▸ The task
Return the lines that follow, exactly as they appear, from the first through the one containing "ax = fig.add_axes([0, 0, 1, 1])"; no pictures are to be included.

▸ Supplied data
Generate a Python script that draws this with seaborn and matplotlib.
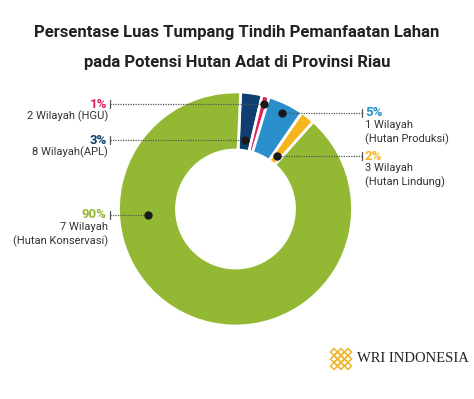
import numpy as np
import matplotlib.pyplot as plt
import seaborn as sns
from matplotlib.patches import Polygon

# data (clockwise from the top)
categories = ["APL", "HGU", "Hutan Produksi", "Hutan Lindung", "Hutan Konservasi"]
percent = [3, 1, 5, 2, 90]
pct_labels = ["3%", "1%", "5%", "2%", "90%"]
sub_labels = ["8 Wilayah(APL)", "2 Wilayah (HGU)", "1 Wilayah\n(Hutan Produksi)",
              "3 Wilayah\n(Hutan Lindung)", "7 Wilayah\n(Hutan Konservasi)"]
colors = ["#0f3f70", "#e0245a", "#2a8fca", "#f6b51d", "#93b934"]

sns.set_theme(style="white")
plt.rcParams["font.family"] = ["Roboto", "DejaVu Sans"]

W, H = 474, 399
fig = plt.figure(figsize=(W / 100, H / 100), dpi=100)
ax = fig.add_axes([0, 0, 1, 1])

cx, cy, R = 235.5, H - 209, 117
wedges, _ = ax.pie(percent, colors=colors, startangle=87.5, counterclock=False,
                   center=(cx, cy), radius=R,
                   wedgeprops=dict(width=58, edgecolor="white", linewidth=2))
ax.set_xlim(0, W)
ax.set_ylim(0, H)
ax.set_aspect("equal")
ax.axis("off")

def Y(y):
    return H - y

# title
ax.text(237, Y(32), "Persentase Luas Tumpang Tindih Pemanfaatan Lahan",
        ha="center", va="center", fontsize=12, fontweight="bold", color="#222222")
ax.text(237, Y(62), "pada Potensi Hutan Adat di Provinsi Riau",
        ha="center", va="center", fontsize=12, fontweight="bold", color="#222222")

# labels with leader lines
line_y = [140, 104, 113, 156, 215]
side = ["L", "L", "R", "R", "L"]
for i, w in enumerate(wedges):
    ly = Y(line_y[i])
    a = np.deg2rad((w.theta1 + w.theta2) / 2)
    if categories[i] == "Hutan Konservasi":
        rm = R - 29
        px = cx - np.sqrt(rm ** 2 - (ly - cy) ** 2)
    else:
        r = (ly - cy) / np.sin(a)
        px = cx + r * np.cos(a)
    if side[i] == "L":
        x0, tx, ha = 110, 107, "right"
    else:
        x0, tx, ha = 362, 365, "left"
    ax.plot([x0, px], [ly, ly], ls=(0, (1, 1)), color="#555555", lw=0.9)
    ax.plot([x0, x0], [ly - 4, ly + 4], color="#555555", lw=0.9)
    ax.plot(px, ly, "o", color="#1a1a1a", ms=5)
    ax.text(tx, ly, pct_labels[i], ha=ha, va="center", fontsize=9.5,
            fontweight="bold", color=colors[i])
    ax.text(tx + (1 if ha == "right" else 0), ly - 7, sub_labels[i], ha=ha, va="top",
            fontsize=8, color="#333333", linespacing=1.35)

# logo
gold = "#f0b429"
lx, lyc = 341, Y(359)
s = 3.5
for i in range(-2, 3):
    for j in range(-2, 3):
        if abs(i) + abs(j) > 2:
            continue
        qx, qy = lx + (i - j) * s, lyc + (i + j) * s
        ax.add_patch(Polygon([(qx, qy + s), (qx + s, qy), (qx, qy - s), (qx - s, qy)],
                             closed=True, fill=False, ec=gold, lw=1.1))
ax.text(469, Y(359), "WRI INDONESIA", ha="right", va="center",
        fontsize=10.5, family=["Liberation Serif", "DejaVu Serif"], color="#222222")

fig.savefig("out.png", dpi=100, facecolor="white")
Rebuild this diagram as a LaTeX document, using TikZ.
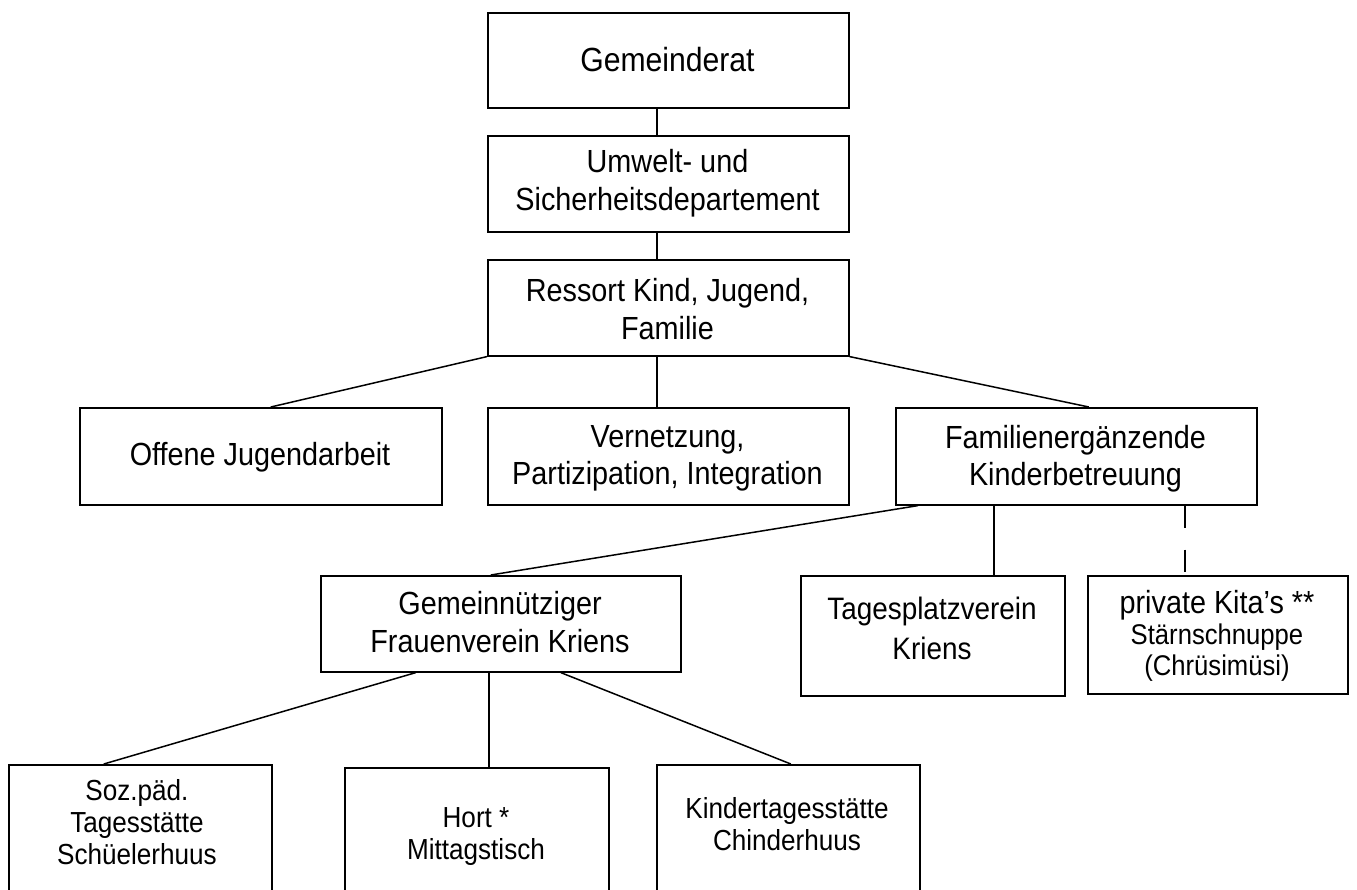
\documentclass[tikz,border=0pt]{standalone}
\usepackage{fontspec}
\setmainfont{Liberation Sans}[FakeStretch=0.9]
\begin{document}
\begin{tikzpicture}[x=1pt,y=-1pt,
  box/.style={draw, line width=1.6pt, inner sep=0pt, anchor=north west},
  conn/.style={line width=1.5pt},
  txt/.style={align=center, inner sep=0pt, font=\fontsize{32}{37.5}\selectfont},
  smalltxt/.style={align=center, inner sep=0pt, font=\fontsize{29}{32}\selectfont}]
\clip (0,0) rectangle (1357,890);
\fill[white] (0,0) rectangle (1357,890);
% boxes
\node[box, minimum width=361pt, minimum height=95pt] (G) at (487,12) {};
\node[box, minimum width=361pt, minimum height=96pt] (U) at (487,135) {};
\node[box, minimum width=361pt, minimum height=96pt] (R) at (487,259) {};
\node[box, minimum width=362pt, minimum height=97pt] (O) at (79,407) {};
\node[box, minimum width=361pt, minimum height=97pt] (V) at (487,407) {};
\node[box, minimum width=361pt, minimum height=97pt] (F) at (895,407) {};
\node[box, minimum width=360pt, minimum height=96pt] (GF) at (320,575) {};
\node[box, minimum width=264pt, minimum height=120pt] (T) at (800,575) {};
\node[box, minimum width=260pt, minimum height=118pt] (K) at (1087,575) {};
\node[box, minimum width=263pt, minimum height=200pt] (S) at (8,764) {};
\node[box, minimum width=264pt, minimum height=200pt] (H) at (344,767) {};
\node[box, minimum width=263pt, minimum height=200pt] (KT) at (656,764) {};
% texts
\node[txt, font=\fontsize{33.5}{37.5}\selectfont] (Gt) at (667.5,59.5) {Gemeinderat};
\node[txt] (Ut) at (667.5,183) {Umwelt- und\\Sicherheitsdepartement};
\node[txt] (Rt) at (667.5,309) {Ressort Kind, Jugend,\\Familie};
\node[txt] (Ot) at (260,457) {Offene Jugendarbeit};
\node[txt] (Vt) at (667.5,458.5) {Vernetzung,\\Partizipation, Integration};
\node[txt] (Ft) at (1075.5,458.5) {Familienergänzende\\Kinderbetreuung};
\node[txt] (GFt) at (500,622) {Gemeinnütziger\\Frauenverein Kriens};
\node[txt, font=\fontsize{31}{40}\selectfont] (Tt) at (932,628) {Tagesplatzverein\\Kriens};
\node[align=center, inner sep=0pt, font=\fontsize{28.5}{31}\selectfont] (Kt) at (1217,636)
  {\fontsize{32}{31}\selectfont private Kita’s **\\Stärnschnuppe\\(Chrüsimüsi)};
\node[smalltxt] (St) at (137,822) {Soz.päd.\\Tagesstätte\\Schüelerhuus};
\node[smalltxt] (Ht) at (476,837) {Hort *\\Mittagstisch};
\node[smalltxt] (KTt) at (787,824) {Kindertagesstätte\\Chinderhuus};
% connectors
\draw[conn] ([xshift=-11.5pt]G.south) -- ([xshift=-11.5pt]U.north);
\draw[conn] ([xshift=-11.5pt]U.south) -- ([xshift=-11.5pt]R.north);
\draw[conn] ([xshift=-11.5pt]R.south) -- ([xshift=-11.5pt]V.north);
\draw[conn] (R.south west) -- ([xshift=10pt]O.north);
\draw[conn] (R.south east) -- ([xshift=12.5pt]F.north);
\draw[conn] ([xshift=23pt]F.south west) -- ([xshift=-10pt]GF.north);
\draw[conn] ([xshift=-82.5pt]F.south) -- ([xshift=61pt]T.north);
\draw[conn, dash pattern=on 22pt off 22pt] ([xshift=108.5pt]F.south) -- ([xshift=-33pt]K.north);
\draw[conn] ([xshift=-85pt]GF.south) -- ([xshift=-36.5pt]S.north);
\draw[conn] ([xshift=-12pt]GF.south) -- ([xshift=12pt]H.north);
\draw[conn] ([xshift=60pt]GF.south) -- ([xshift=2.5pt]KT.north);
\end{tikzpicture}
\end{document}
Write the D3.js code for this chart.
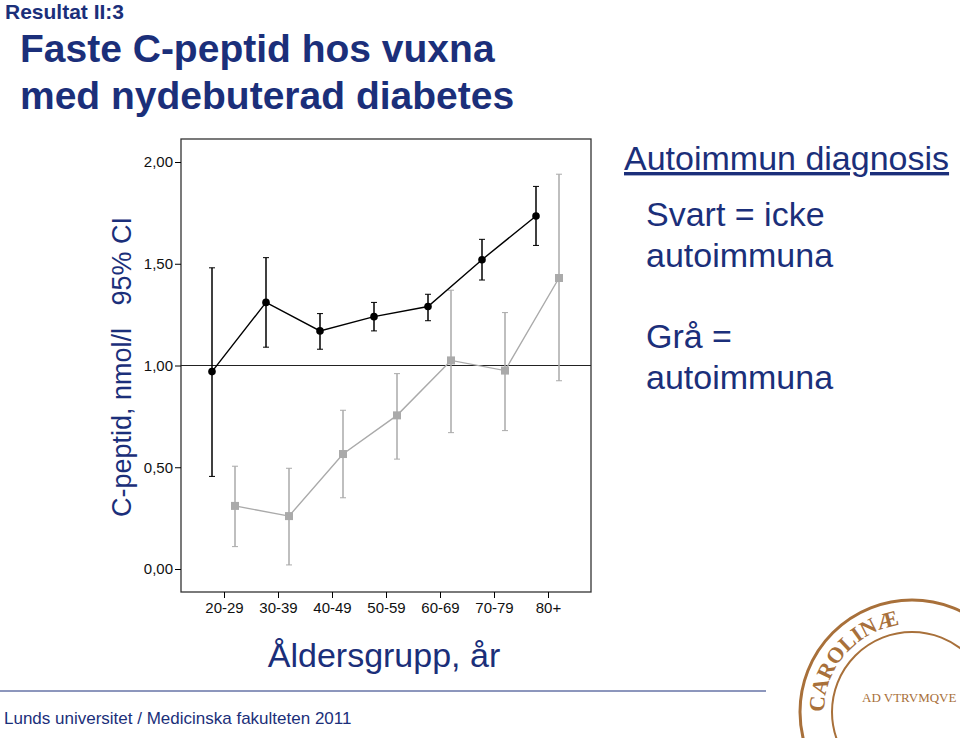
<!DOCTYPE html>
<html><head><meta charset="utf-8">
<script src="https://cdn.jsdelivr.net/npm/d3@7"></script>
<style>body{margin:0;background:#fff;font-family:Arial,"Liberation Sans",sans-serif}</style>
</head><body><div id="chart"></div>
<script>
// data
const groups = ["20-29","30-39","40-49","50-59","60-69","70-79","80+"];
const blackMean = [0.97,1.31,1.17,1.24,1.29,1.52,1.735];
const blackLo   = [0.455,1.09,1.08,1.17,1.22,1.42,1.59];
const blackHi   = [1.48,1.53,1.255,1.31,1.35,1.62,1.88];
const greyMean  = [0.31,0.26,0.565,0.755,1.025,0.975,1.43];
const greyLo    = [0.11,0.02,0.35,0.54,0.67,0.68,0.925];
const greyHi    = [0.505,0.495,0.78,0.96,1.37,1.26,1.94];
const yTicks = [0,0.5,1,1.5,2];

const navy = "#1b2f7a";
const svg = d3.select("#chart").append("svg").attr("width",960).attr("height",738);

svg.append("text").attr("x",5).attr("y",19).attr("font-size",21).attr("font-weight","bold").attr("fill",navy).text("Resultat II:3");
svg.append("text").attr("x",20).attr("y",62).attr("font-size",39).attr("font-weight","bold").attr("fill",navy).text("Faste C-peptid hos vuxna");
svg.append("text").attr("x",20).attr("y",109).attr("font-size",39).attr("font-weight","bold").attr("fill",navy).text("med nydebuterad diabetes");

// plot frame
const frame = {l:181, r:591, t:139, b:592};
const x = d3.scalePoint().domain(groups).range([224,548]);
const y = d3.scaleLinear().domain([0,2]).range([569,162]);

svg.append("rect").attr("x",frame.l).attr("y",frame.t).attr("width",frame.r-frame.l).attr("height",frame.b-frame.t)
  .attr("fill","none").attr("stroke","#333").attr("stroke-width",1.3);

svg.append("g").attr("transform",`translate(${frame.l},0)`)
  .call(d3.axisLeft(y).tickValues(yTicks).tickSize(6).tickPadding(2).tickFormat(d => d3.format(".2f")(d).replace(".",",")))
  .call(g => g.select(".domain").remove())
  .selectAll("text").attr("font-size",15).attr("font-family","Arial,'Liberation Sans',sans-serif").attr("fill","#111");

svg.append("g").attr("transform",`translate(0,${frame.b})`)
  .call(d3.axisBottom(x).tickSize(6).tickPadding(4))
  .call(g => g.select(".domain").remove())
  .selectAll("text").attr("font-size",15).attr("font-family","Arial,'Liberation Sans',sans-serif").attr("fill","#111");

// reference line at 1
svg.append("line").attr("x1",frame.l).attr("x2",frame.r).attr("y1",y(1)).attr("y2",y(1)).attr("stroke","#222").attr("stroke-width",1);

function series(mean, lo, hi, dx, color, shape){
  const g = svg.append("g");
  const px = d => x(d)+dx;
  const rows = groups.map((k,i)=>({k, m:mean[i], lo:lo[i], hi:hi[i]}));
  g.append("path").datum(rows).attr("fill","none").attr("stroke",color).attr("stroke-width",1.4)
    .attr("d", d3.line().x(d=>px(d.k)).y(d=>y(d.m)));
  const e = g.selectAll(".err").data(rows).join("g");
  e.append("line").attr("x1",d=>px(d.k)).attr("x2",d=>px(d.k)).attr("y1",d=>y(d.lo)).attr("y2",d=>y(d.hi)).attr("stroke",color).attr("stroke-width",1.5);
  e.append("line").attr("x1",d=>px(d.k)-3).attr("x2",d=>px(d.k)+3).attr("y1",d=>y(d.lo)).attr("y2",d=>y(d.lo)).attr("stroke",color);
  e.append("line").attr("x1",d=>px(d.k)-3).attr("x2",d=>px(d.k)+3).attr("y1",d=>y(d.hi)).attr("y2",d=>y(d.hi)).attr("stroke",color);
  if(shape==="circle"){
    g.selectAll("circle").data(rows).join("circle").attr("cx",d=>px(d.k)).attr("cy",d=>y(d.m)).attr("r",3.8).attr("fill",color);
  } else {
    g.selectAll("rect").data(rows).join("rect").attr("x",d=>px(d.k)-4).attr("y",d=>y(d.m)-4).attr("width",8).attr("height",8).attr("fill",color);
  }
}
series(greyMean, greyLo, greyHi, 11, "#aaaaaa", "square");
series(blackMean, blackLo, blackHi, -12, "#000", "circle");

// axis titles
svg.append("text").attr("transform","translate(131,367) rotate(-90)").attr("text-anchor","middle")
  .attr("font-size",27).attr("fill",navy).attr("xml:space","preserve").text("C-peptid, nmol/l   95% CI");
svg.append("text").attr("x",384).attr("y",667).attr("text-anchor","middle").attr("font-size",34).attr("fill",navy).text("Åldersgrupp, år");

// legend text
svg.append("text").attr("x",624).attr("y",170).attr("font-size",34).attr("fill",navy).attr("text-decoration","underline").text("Autoimmun diagnosis");
[["Svart = icke",226],["autoimmuna",267],["Grå =",348],["autoimmuna",389]].forEach(([t,yy]) =>
  svg.append("text").attr("x",646).attr("y",yy).attr("font-size",34).attr("fill",navy).text(t));

// footer
svg.append("line").attr("x1",0).attr("x2",766).attr("y1",691).attr("y2",691).attr("stroke",navy).attr("stroke-width",1);
svg.append("text").attr("x",4).attr("y",724).attr("font-size",17).attr("fill",navy).text("Lunds universitet / Medicinska fakulteten 2011");

// seal (approximation)
const seal = svg.append("g").attr("transform","translate(912,712)");
const brown = "#a8703a";
seal.append("circle").attr("r",112).attr("fill","none").attr("stroke",brown).attr("stroke-width",3);
seal.append("circle").attr("r",80).attr("fill","none").attr("stroke",brown).attr("stroke-width",2);
seal.append("path").attr("id","sealArc").attr("d",d3.arc()({innerRadius:88,outerRadius:88,startAngle:-Math.PI*0.5,endAngle:Math.PI*0.08})
  .split("L")[0]).attr("fill","none");
seal.append("text").attr("font-size",22).attr("font-weight","bold").attr("fill",brown).attr("font-family","'Liberation Serif',serif")
  .append("textPath").attr("href","#sealArc").text("CAROLINÆ");
seal.append("text").attr("x",-50).attr("y",-10).attr("font-size",13).attr("fill",brown).attr("font-family","'Liberation Serif',serif").text("AD VTRVMQVE");
</script></body></html>
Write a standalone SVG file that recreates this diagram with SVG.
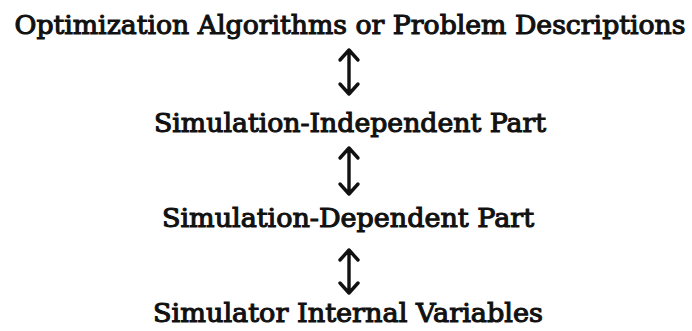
<svg xmlns="http://www.w3.org/2000/svg" width="692" height="331" viewBox="0 0 692 331">
<style>
.t{font-family:"DejaVu Serif","Liberation Serif",serif;font-size:26px;font-weight:normal;fill:#111;stroke:#111;stroke-width:1.1;text-anchor:middle}
.c{stroke:#111;stroke-width:3.4;fill:none;stroke-linecap:round;stroke-linejoin:round}
</style>
<rect width="692" height="331" fill="#fff"/>
<g id="n1"><text class="t" x="350" y="34" textLength="671" lengthAdjust="spacingAndGlyphs">Optimization Algorithms or Problem Descriptions</text></g>
<g id="n2"><text class="t" x="350" y="132" textLength="392" lengthAdjust="spacingAndGlyphs">Simulation-Independent Part</text></g>
<g id="n3"><text class="t" x="348" y="227" textLength="372" lengthAdjust="spacingAndGlyphs">Simulation-Dependent Part</text></g>
<g id="n4"><text class="t" x="348" y="322" textLength="390" lengthAdjust="spacingAndGlyphs">Simulator Internal Variables</text></g>
<g id="connectors">
<path class="c" d="M349 50V94M340 60L349 50L358 60M340 84L349 94L358 84"/>
<path class="c" d="M349 148V194M340 158L349 148L358 158M340 184L349 194L358 184"/>
<path class="c" d="M349 250V293M340 260L349 250L358 260M340 283L349 293L358 283"/>
</g>
</svg>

▸ Output of the task
Generate a Python script that draws this with seaborn and matplotlib.
import numpy as np
import matplotlib.pyplot as plt
import seaborn as sns
from matplotlib.patches import Polygon

# data (clockwise from the top)
categories = ["APL", "HGU", "Hutan Produksi", "Hutan Lindung", "Hutan Konservasi"]
percent = [3, 1, 5, 2, 90]
pct_labels = ["3%", "1%", "5%", "2%", "90%"]
sub_labels = ["8 Wilayah(APL)", "2 Wilayah (HGU)", "1 Wilayah\n(Hutan Produksi)",
              "3 Wilayah\n(Hutan Lindung)", "7 Wilayah\n(Hutan Konservasi)"]
colors = ["#0f3f70", "#e0245a", "#2a8fca", "#f6b51d", "#93b934"]

sns.set_theme(style="white")
plt.rcParams["font.family"] = ["Roboto", "DejaVu Sans"]

W, H = 474, 399
fig = plt.figure(figsize=(W / 100, H / 100), dpi=100)
ax = fig.add_axes([0, 0, 1, 1])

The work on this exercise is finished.